Umgesetzt auf die Produktentwicklung in einer Ingenieursdisziplin wie Audio-Recording heißt das, auch einmal »nur« mit einem Prototypen zu Kunden zu gehen, um zu beobachten, wie dieser tatsächlich verwendet wird. Was kommt gut an? Was weniger gut? »So etwas ist weit weniger riskant, als Produkte fixfertig zu produzieren und dann auf den Verkaufserfolg zu hoffen«, ist er überzeugt. Sein Credo: Nicht das zu produzieren, wonach der Kunde verlangt, sondern zu hinterfragen, was er wirklich braucht. »Wir haben unser Ohr am Markt, bei unseren Partnern und bei unseren Kunden«, bekräftigt der Technikvorstand. Analyse-Features, die in den Produkten eingebaut sind, melden anonymisiert das Nutzungsverhalten ans Unternehmen zurück. »So können wir unsere Produkte laufend verbessern – auf Basis von echten Daten und nicht im Blindflug von Annahmen«, sagt Schaffner.

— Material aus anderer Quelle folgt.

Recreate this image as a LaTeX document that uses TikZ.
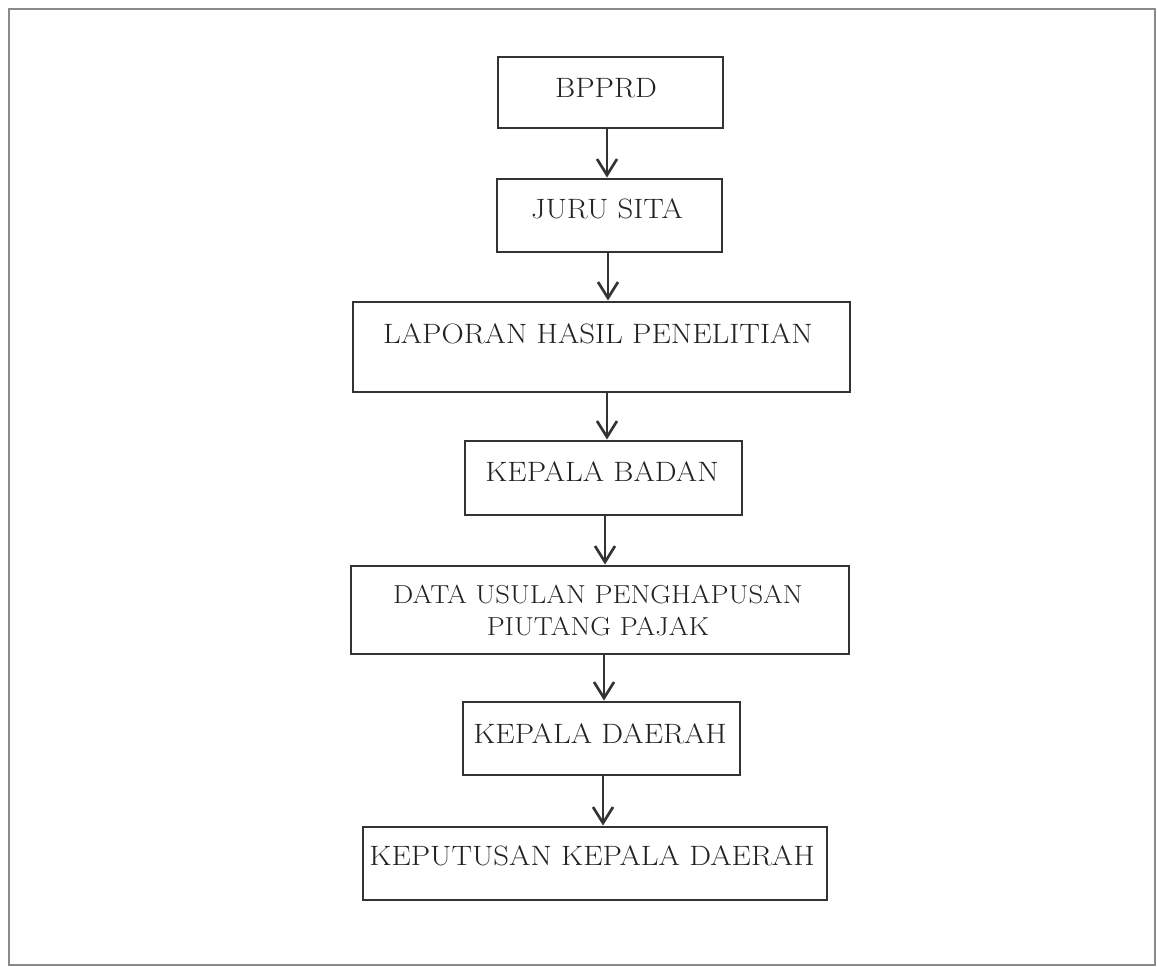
\documentclass[tikz,border=0pt]{standalone}
\usepackage{fontspec}
\setmainfont{Latin Modern Roman}[FakeStretch=1.1]
\usetikzlibrary{arrows.meta}
\definecolor{ink}{HTML}{333333}
\definecolor{framegray}{HTML}{8A8A8A}
\definecolor{txt}{HTML}{222222}
\begin{document}
\begin{tikzpicture}[x=0.75pt,y=-0.75pt,
  box/.style={draw=ink,line width=2.2pt,inner sep=0pt},
  lbl/.style={inner sep=0pt,text=txt,font=\fontsize{21}{24}\selectfont,align=center},
  lblsmall/.style={inner sep=0pt,text=txt,font=\fontsize{19.5}{24}\selectfont,align=center},
  arr/.style={draw=ink,line width=2pt,-{Straight Barb[length=12pt,width=15pt]}}]
\useasboundingbox (0,0) rectangle (1157,967);
\draw[framegray,line width=1.5pt] (9,9) rectangle (1155,965);
% boxes
\node[box,minimum width=168.75pt,minimum height=53.25pt] (b1) at (610.5,92.5) {};
\node[box,minimum width=168.75pt,minimum height=54.75pt] (b2) at (609.5,215.5) {};
\node[box,minimum width=372.75pt,minimum height=67.5pt] (b3) at (601.5,347) {};
\node[box,minimum width=207.75pt,minimum height=55.5pt] (b4) at (603.5,478) {};
\node[box,minimum width=373.5pt,minimum height=66pt] (b5) at (600,610) {};
\node[box,minimum width=207.75pt,minimum height=54.75pt] (b6) at (601.5,738.5) {};
\node[box,minimum width=348pt,minimum height=54.75pt] (b7) at (595,863.5) {};
% texts
\node[lbl] (t1) at (606,88) {BPPRD};
\node[lbl] (t2) at (607,209) {JURU SITA};
\node[lbl] (t3) at (598,334) {LAPORAN HASIL PENELITIAN};
\node[lbl] (t4) at (602,472) {KEPALA BADAN};
\node[lblsmall] (t5) at (598,611) {DATA USULAN PENGHAPUSAN\\PIUTANG PAJAK};
\node[lbl] (t6) at (600,734) {KEPALA DAERAH};
\node[lbl] (t7) at (592,856) {KEPUTUSAN KEPALA DAERAH};
% arrows
\draw[arr] (b1.south -| 607,0) -- (b2.north -| 607,0);
\draw[arr] (b2.south -| 608,0) -- (b3.north -| 608,0);
\draw[arr] (b3.south -| 607,0) -- (b4.north -| 607,0);
\draw[arr] (b4.south -| 605,0) -- (b5.north -| 605,0);
\draw[arr] (b5.south -| 604,0) -- (b6.north -| 604,0);
\draw[arr] (b6.south -| 603,0) -- (b7.north -| 603,0);
\end{tikzpicture}
\end{document}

Das langfristige Bestehen auf einem Technologiemarkt mache die gute Mischung aus – solide Ingenieurskunst und die Offenheit, auch die eigenen Produkte stets in Frage zu stellen.


Bild: Mit »SmartMike« werden zwei Sprecher getrennt aufgezeichnet und in Text umgewandelt – selbst wenn gleichzeitig gesprochen wird.